El país seguía ardiendo, yo volví a mi departamento. A veces salía a caminar en las tardes, cuando bajaba el calor. Pensaba mucho en mi reina del flow. Un día me topé con un conocido que sacó su esmarfón y me mostró una vídeo donde aparecía yo, todo ensangrentado y rodeado de policías. Viralisaste,  me dijo. Y era cierto que algunos pasantes me miraban raro. Un día que me sentí mejor me fui hasta el Home Center a la hora de salida. Sabía que no la vería, pero reviví nuestro primer encuentro: fue oírla decirme de nuevo vaya a pagar sus tarugos y me espera afuerita. Me hizo bien. Sin embargo no tenía cómo encontrarla, ningún número, no conocía su casa, ni siquiera, quizás, su nombre verdadero ¿Qué había sido todo eso? ¿Un encanallamiento al revés? ¿Quiso pasarlo bien con un cuico y se lo reprocharon? ¿O ni siquiera lo pasó bien? Preguntas que sin cesar me daban vueltas en la cabeza, como si me complaciera en la flagelación. Seguí caminando hasta el Zuckerhutt.

La dueña se me acercó preocupada. Me había visto con la crisma rota en redes sociales ¿Está mejor ahora? Me hizo sentar diciendo altiro le traigo algo. Volvió con un galleta empolvada, sírvase, me dijo como si fuera un fino manjar. Luego se sentó a mi lado y bajando la voz me anunció algo más. La jovencita le dejó un recado.

El corazón me estaba latiendo mucho cuando golpeé en su puerta. Se abrió y la vi ¡por fin! de nuevo, pero con una mirada que no reconocí. No mostraba placer alguno, ni ternura, ni siquiera un poco de amistad, sólo el disgusto del trago amargo que se iba a tomar. Eso al menos creí. Del departamento salía el mismo olor que ya había sentido en el corredor del edificio y que identifiqué con coliflor cocida. Entre, me dijo. El pequeño salón estaba atiborrado de imágenes de la Virgen y de santitos polvorientos, tanto que parecía una gran animita, pero rancia, desencantada, con telarañas en los rincones. No pensé que fuera tan creyente, le dije. Que no era ella, me explicó, vivía allí porque no le quedaba otra. Nos sentamos en un diván desven­cijado y yo en mi desamparo hice caer una figurita de yeso que se partió en el suelo.

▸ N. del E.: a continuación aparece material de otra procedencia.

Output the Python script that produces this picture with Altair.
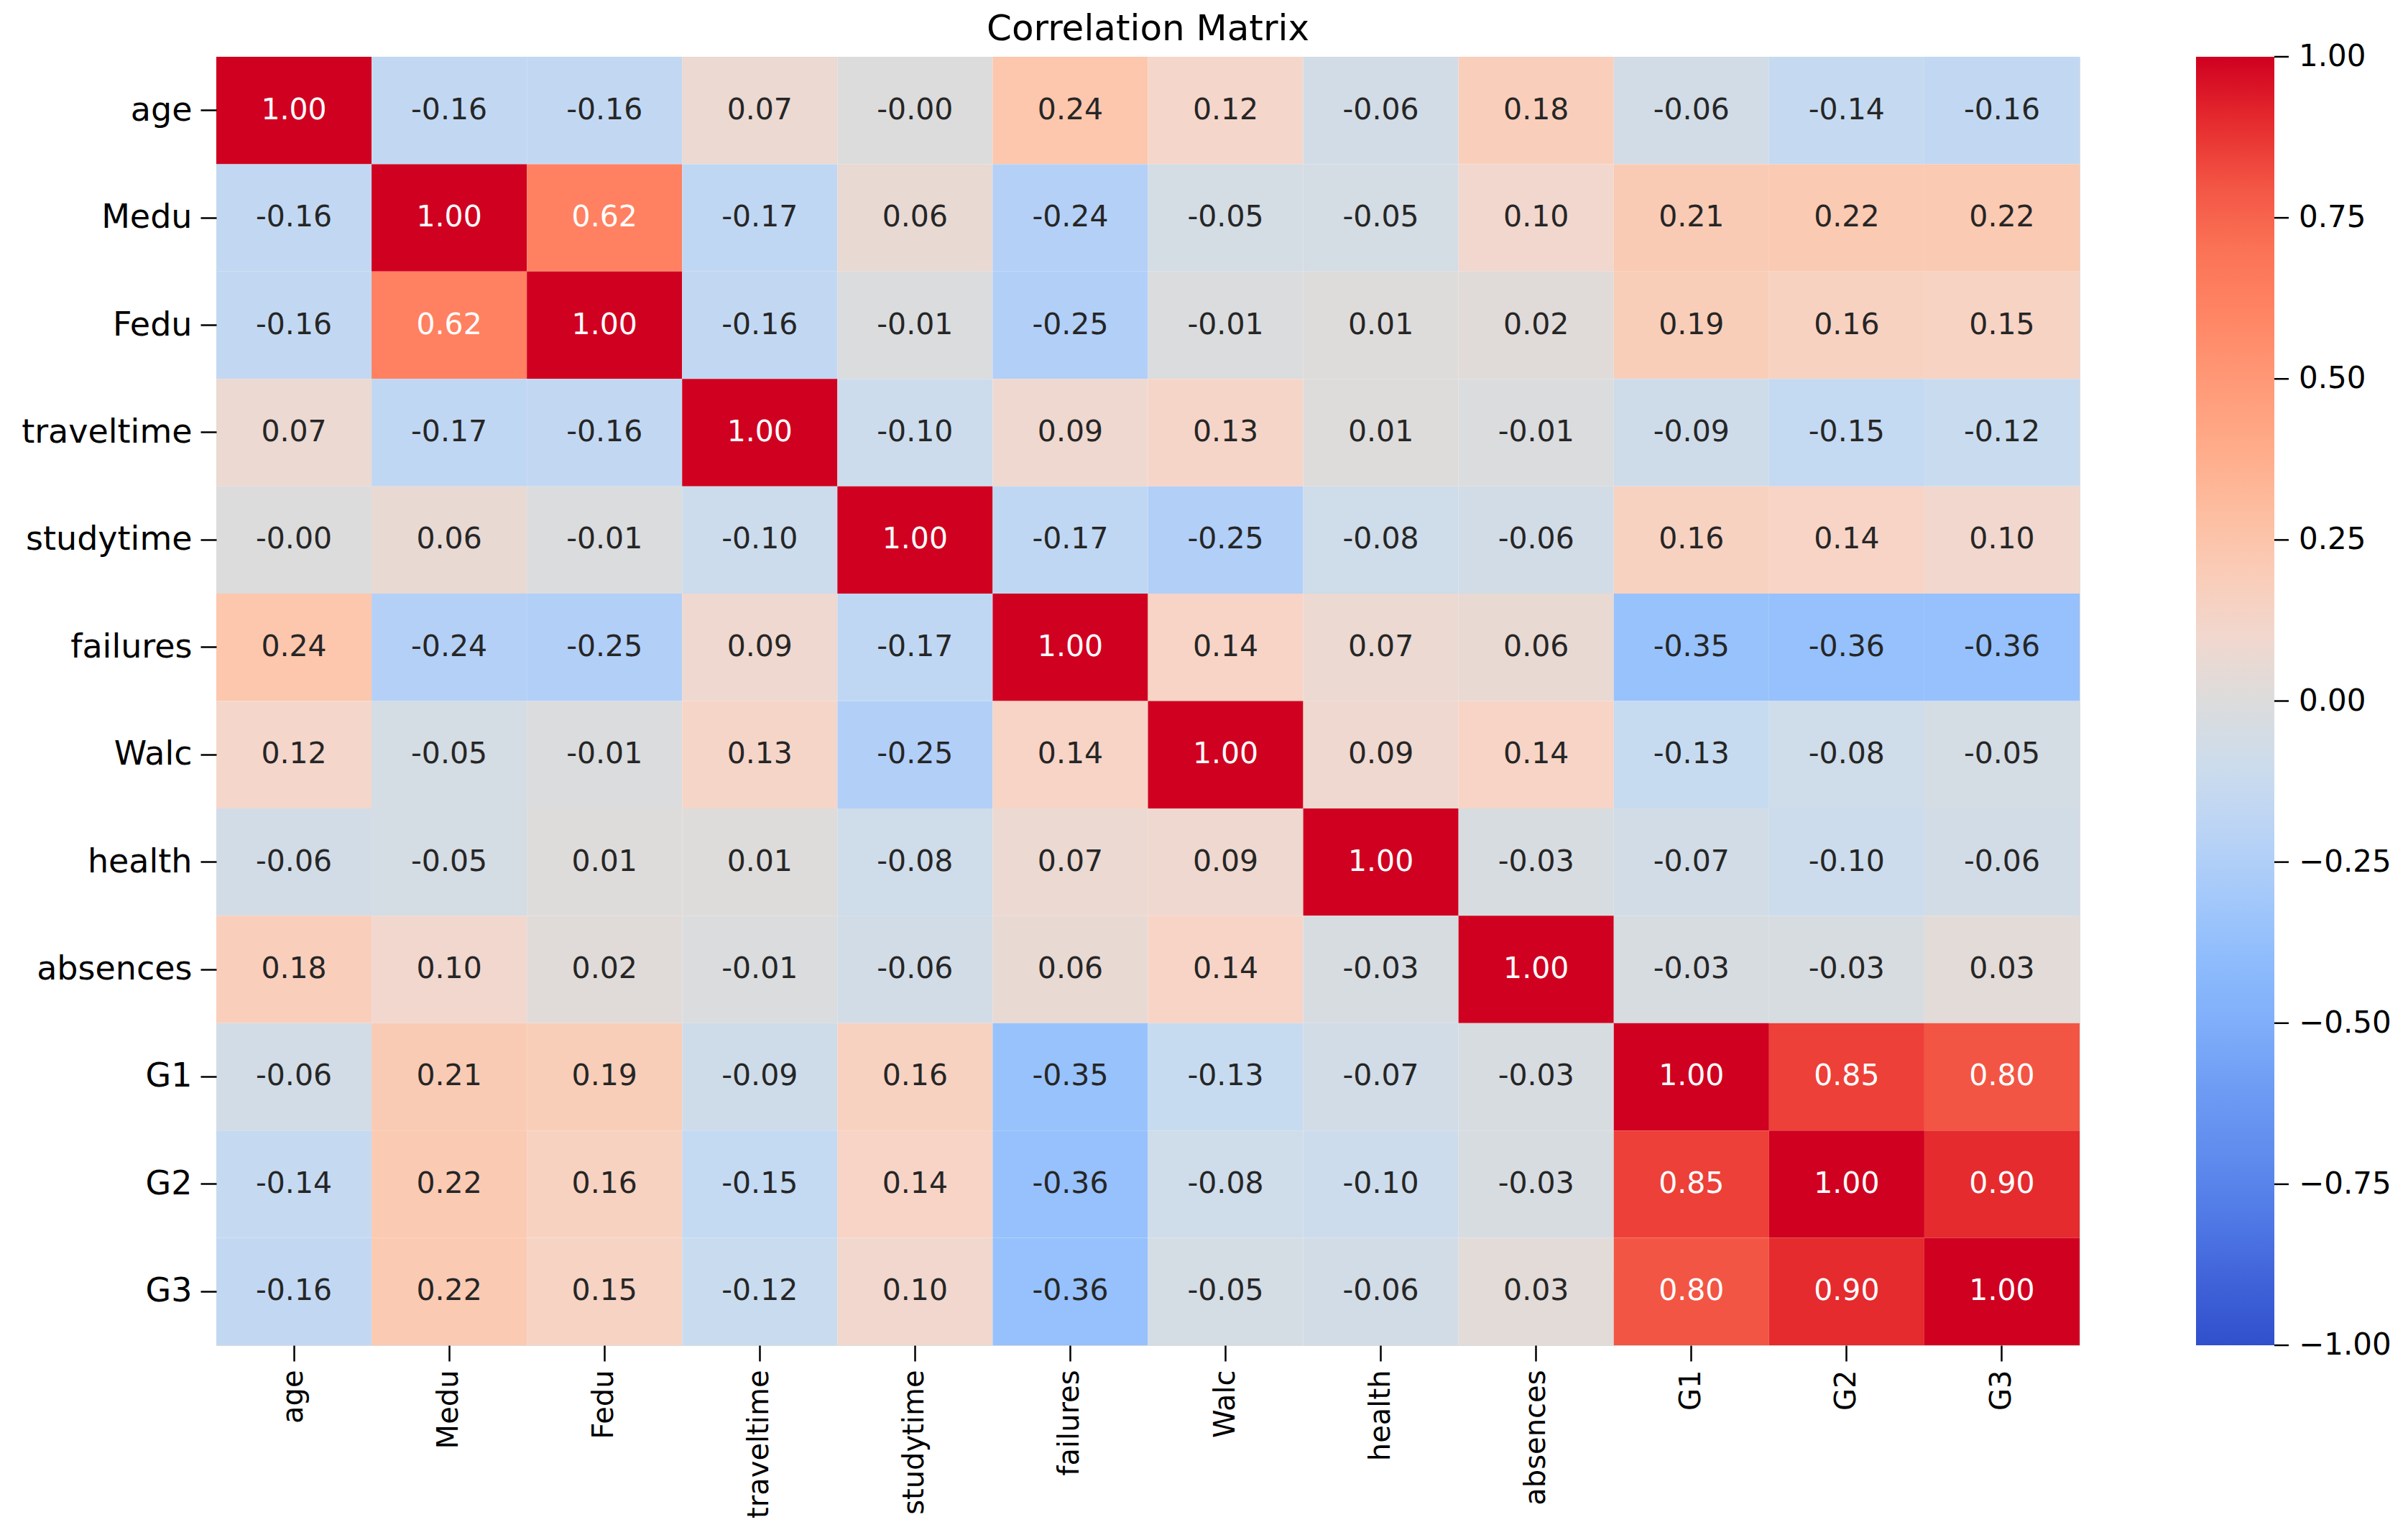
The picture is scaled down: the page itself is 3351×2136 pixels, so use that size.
import altair as alt
import pandas as pd

variables = ["age", "Medu", "Fedu", "traveltime", "studytime", "failures",
             "Walc", "health", "absences", "G1", "G2", "G3"]

row_age        = [1.00, -0.16, -0.16, 0.07, -0.003, 0.24, 0.12, -0.06, 0.18, -0.06, -0.14, -0.16]
row_medu       = [-0.16, 1.00, 0.62, -0.17, 0.06, -0.24, -0.05, -0.05, 0.10, 0.21, 0.22, 0.22]
row_fedu       = [-0.16, 0.62, 1.00, -0.16, -0.01, -0.25, -0.01, 0.01, 0.02, 0.19, 0.16, 0.15]
row_traveltime = [0.07, -0.17, -0.16, 1.00, -0.10, 0.09, 0.13, 0.01, -0.01, -0.09, -0.15, -0.12]
row_studytime  = [-0.003, 0.06, -0.01, -0.10, 1.00, -0.17, -0.25, -0.08, -0.06, 0.16, 0.14, 0.10]
row_failures   = [0.24, -0.24, -0.25, 0.09, -0.17, 1.00, 0.14, 0.07, 0.06, -0.35, -0.36, -0.36]
row_walc       = [0.12, -0.05, -0.01, 0.13, -0.25, 0.14, 1.00, 0.09, 0.14, -0.13, -0.08, -0.05]
row_health     = [-0.06, -0.05, 0.01, 0.01, -0.08, 0.07, 0.09, 1.00, -0.03, -0.07, -0.10, -0.06]
row_absences   = [0.18, 0.10, 0.02, -0.01, -0.06, 0.06, 0.14, -0.03, 1.00, -0.03, -0.03, 0.03]
row_g1         = [-0.06, 0.21, 0.19, -0.09, 0.16, -0.35, -0.13, -0.07, -0.03, 1.00, 0.85, 0.80]
row_g2         = [-0.14, 0.22, 0.16, -0.15, 0.14, -0.36, -0.08, -0.10, -0.03, 0.85, 1.00, 0.90]
row_g3         = [-0.16, 0.22, 0.15, -0.12, 0.10, -0.36, -0.05, -0.06, 0.03, 0.80, 0.90, 1.00]

rows = [row_age, row_medu, row_fedu, row_traveltime, row_studytime, row_failures,
        row_walc, row_health, row_absences, row_g1, row_g2, row_g3]

color_stops = [-1.0, -0.875, -0.75, -0.625, -0.5, -0.375, -0.25, -0.125, 0.0,
               0.125, 0.25, 0.375, 0.5, 0.625, 0.75, 0.875, 1.0]
color_range = ["#3050cc", "#4468dc", "#5a86ec", "#6a98f2", "#80aefa", "#92bffc",
               "#b2cff8", "#c8dcf0", "#dcdcdc", "#f6d6ca", "#fcc6aa", "#ffae8c",
               "#ff9876", "#ff8060", "#f96a50", "#ea3632", "#d00020"]
colorbar_ticks = [-1.0, -0.75, -0.5, -0.25, 0.0, 0.25, 0.5, 0.75, 1.0]
legend_label_values = [-0.9995, -0.75, -0.5, -0.25, 0.0, 0.25, 0.5, 0.75, 0.9995]

records = []
for rname, vals in zip(variables, rows):
    for cname, v in zip(variables, vals):
        records.append({"row": rname, "col": cname, "value": v, "label": f"{v:.2f}"})
df = pd.DataFrame(records)
ticks_df = pd.DataFrame({"t": colorbar_ticks})

FONT = "DejaVu Sans"

axis_common = dict(
    labelFont=FONT,
    labelColor="black",
    labelPadding=12,
    labelLimit=0,
    ticks=True,
    tickSize=22,
    tickWidth=2.5,
    tickColor="black",
    domain=False,
    grid=False,
)

x_enc = alt.X("col:N", sort=variables, title=None,
              axis=alt.Axis(labelAngle=270, labelFontSize=40, **axis_common))
y_enc = alt.Y("row:N", sort=variables, title=None,
              axis=alt.Axis(labelFontSize=46, **axis_common))

base = alt.Chart(df)

rect = base.mark_rect().encode(
    x=x_enc,
    y=y_enc,
    color=alt.Color(
        "value:Q",
        scale=alt.Scale(domain=color_stops, range=color_range, interpolate="rgb"),
        legend=alt.Legend(
            title=None,
            orient="none",
            legendX=2755,
            legendY=0,
            direction="vertical",
            gradientLength=1793,
            gradientThickness=109,
            gradientStrokeWidth=0,
            values=legend_label_values,
            format=".2f",
            labelFont=FONT,
            labelFontSize=42,
            labelColor="black",
            labelOverlap=False,
            labelOffset=34,
            labelBaseline="middle",
        ),
    ),
)

text = base.mark_text(font=FONT, fontSize=41).encode(
    x=x_enc,
    y=y_enc,
    text="label:N",
    color=alt.condition(alt.datum.value > 0.5, alt.value("white"), alt.value("#262626")),
)

heatmap = alt.layer(rect, text)

cbar_ticks = alt.Chart(ticks_df).mark_rule(color="black", strokeWidth=2.5).encode(
    y=alt.Y("t:Q", scale=alt.Scale(domain=[-1, 1], nice=False, zero=False), axis=None),
    x=alt.value(2864),
    x2=alt.value(2884),
)

chart = (
    alt.layer(heatmap, cbar_ticks)
    .resolve_scale(y="independent")
    .properties(
        width=2593,
        height=1793,
        autosize=alt.AutoSizeParams(type="none"),
        padding={"left": 293, "top": 71, "right": 440, "bottom": 262},
        title=alt.Title("Correlation Matrix", font=FONT, fontSize=50,
                        fontWeight="normal", color="black", offset=12),
    )
    .configure_view(stroke=None)
    .configure_axis(labelFont=FONT)
    .configure(background="white", font=FONT)
)

chart.save("out.html", embed_options={"renderer": "svg", "actions": False})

Con los restos en la mano ella paseó su mirada por el extraño lugar donde estábamos. Lo nuestro no puede ser, dijo. Lo nuestro ¡qué lindo sonaba! Que fuera imposible no me importaba, ya lo sabía. Lo del Home Center había sido un corto circuito, unas chispitas que había que apagar antes del incendio. Por lo demás ese negocio ya se había quemado una vez y yo, en mi despecho, me pregunté si no había sido a causa de otro encuentro mal avenido de la Nadia en sus pasillos. Lo busqué porque quería saber cómo estaba, me dijo, me dio lástima verlo malherido. No me gustó su motivo, tenía poco que ver con… lo nuestro ¿Ya pasó?preguntó después de mirarme el rostro con atención. Así parece, le contesté. Creo que la alusión no le escapó, nos quedamos en silencio. Bueno, me dijo de pronto, si quiere lo acompaño de vuelta.

Corría una de esas brisas primaverales cargadas de olores sublimes y apaciguadores que tienen el curioso efecto de hacernos sentir que todo es más fácil. Un efecto efímero, pero en ese momento me sentí sereno. Ella, no sé. Caminamos algunas cuadras sin mucho que decirnos. La guillotina cayó cuando nos acercábamos a Castillo Velasco: hasta aquí no más llegamos, dijo. Nos detuvimos y nos quedamos mirándonos. Entonces agregó que me tenía un regalo de despedida, para que me fuera con un recuerdo bonito. Sacó de su bolsillo la capucha roja y me la pasó levantando hacia mí la cabeza. Yo se la puse dejándole la boca desnuda. La Nadia misma.